Fin da quando i primi coloni, per lo più ex galeotti, si sono piazzati sulle prime praterie del Nuovo Mondo, circa trecento anni orsono, la paura non ha mai smesso di tormentare la maggioranza ignorante, armata, e repubblicana. Arnold Schwarzenegger, nei molti film che hanno invaso i cinema della colonizzata Italia nel corso degli ultimi 20 anni, ha maneggiato fulmini e granate, sofisticati laser da disintegrazione e fuciloni dalle bocche fumanti. Nella finzione adatta a intrattenere l'infantilismo mondiale, però, tutto il suo volume di fuoco si sviluppava, per ispirazione obbligata degli sceneggiatori, a fin di bene. Il bestione avanzava bruciando e distruggendo, sì, ma per salvare il mondo. E alla fine c'era sempre qualche avvenente fanciulla che gli concedeva le sue grazie. Dev'essere stato difficile anche per lui, pover'uomo, passare dalla semplicità del cinema, alla complessità del reale. Ha avuto, lui, un bellone cresciuto a Hollywood, fra le mani, la vita di un uomo. Poteva salvarlo. L'ha ucciso.

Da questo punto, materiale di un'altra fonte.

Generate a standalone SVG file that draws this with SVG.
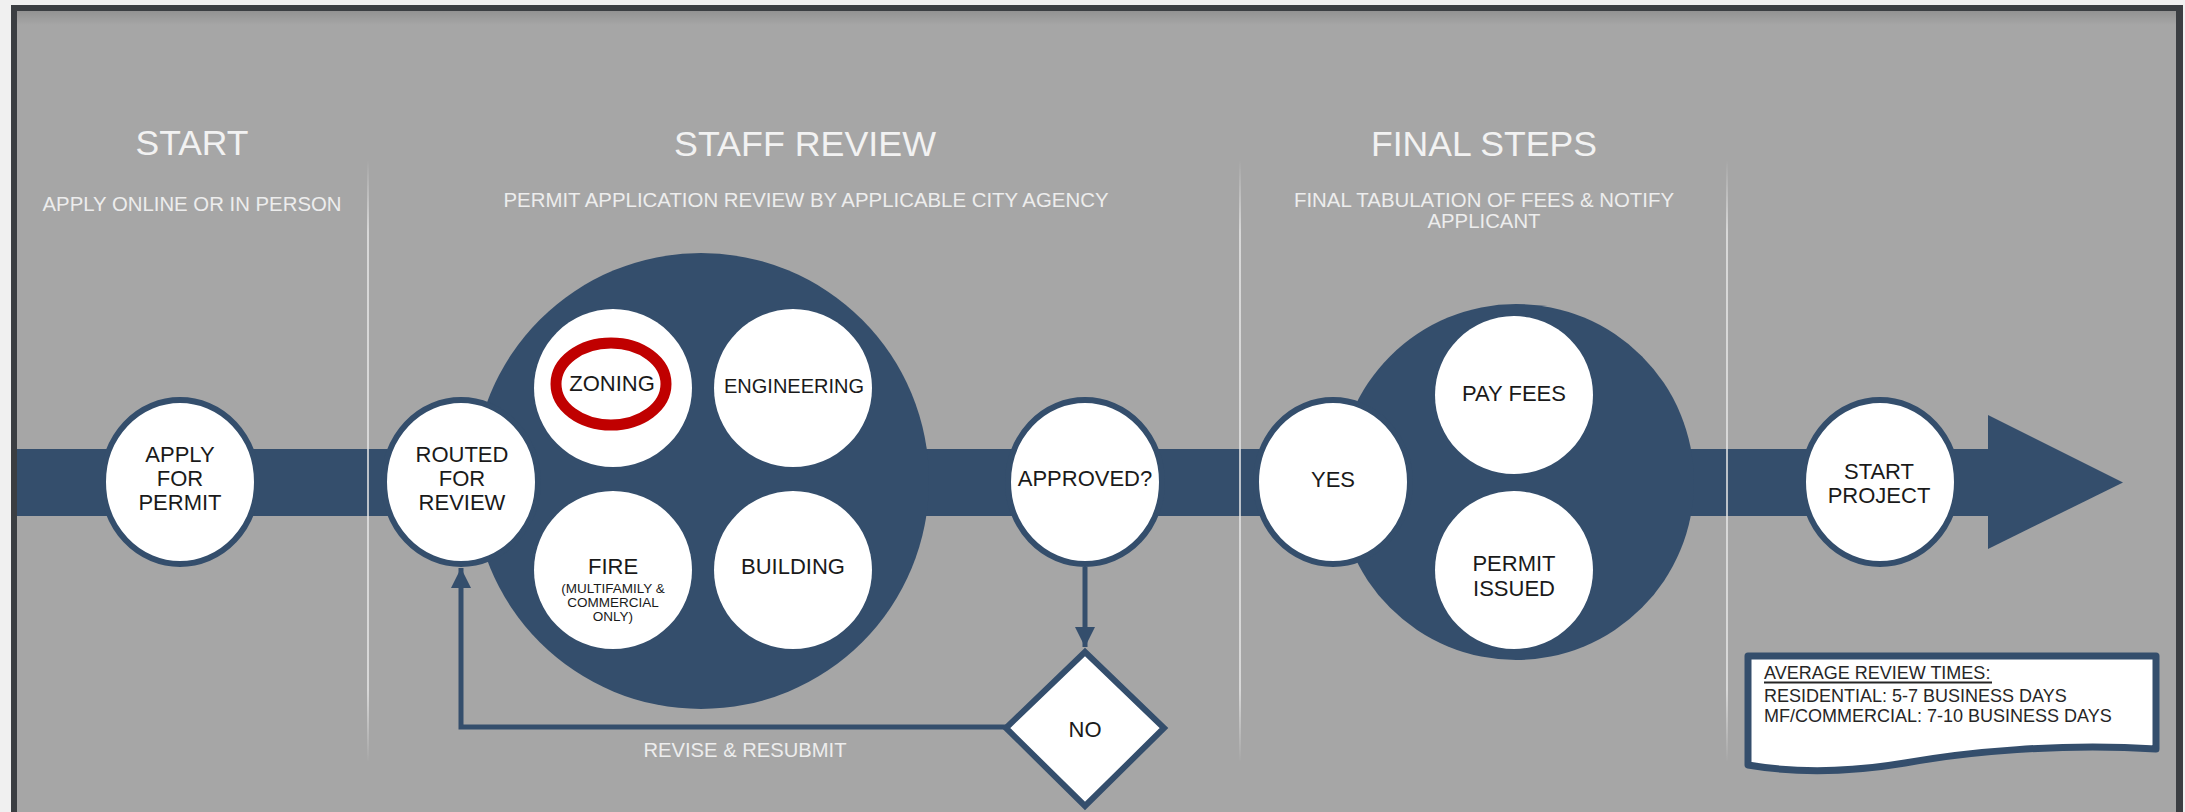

Pensava forse che fosse "il cattivo", quello che va disintegrato per salvare il mondo e ottenere le grazie dell'avvenente fanciulla? È rimasto impigliato nella melassa velenosa delle sue pellicole trash? No, non credo proprio.

Come tutti i principianti incalliti ha colto della politica soltanto il dato più eclatante, evidente, elementare. Il cinismo. Il calcolo elettorale. Ha pensato: mi hanno votato quelli che vedevano i miei film. La maggioranza ignorante, armata, e repubblicana. Sono tipi che apprezzano la durezza, la vendetta, la violenza. Gente che relega la compassione tra i fronzoli, tra le debolezze, nell'anima femminile del mondo.

A questi spettatori ideali, il governatore muscoloso, ha offerto la vita di Stanley Tookie Williams. E, purtroppo, non si può riscrivere l'ultima scena.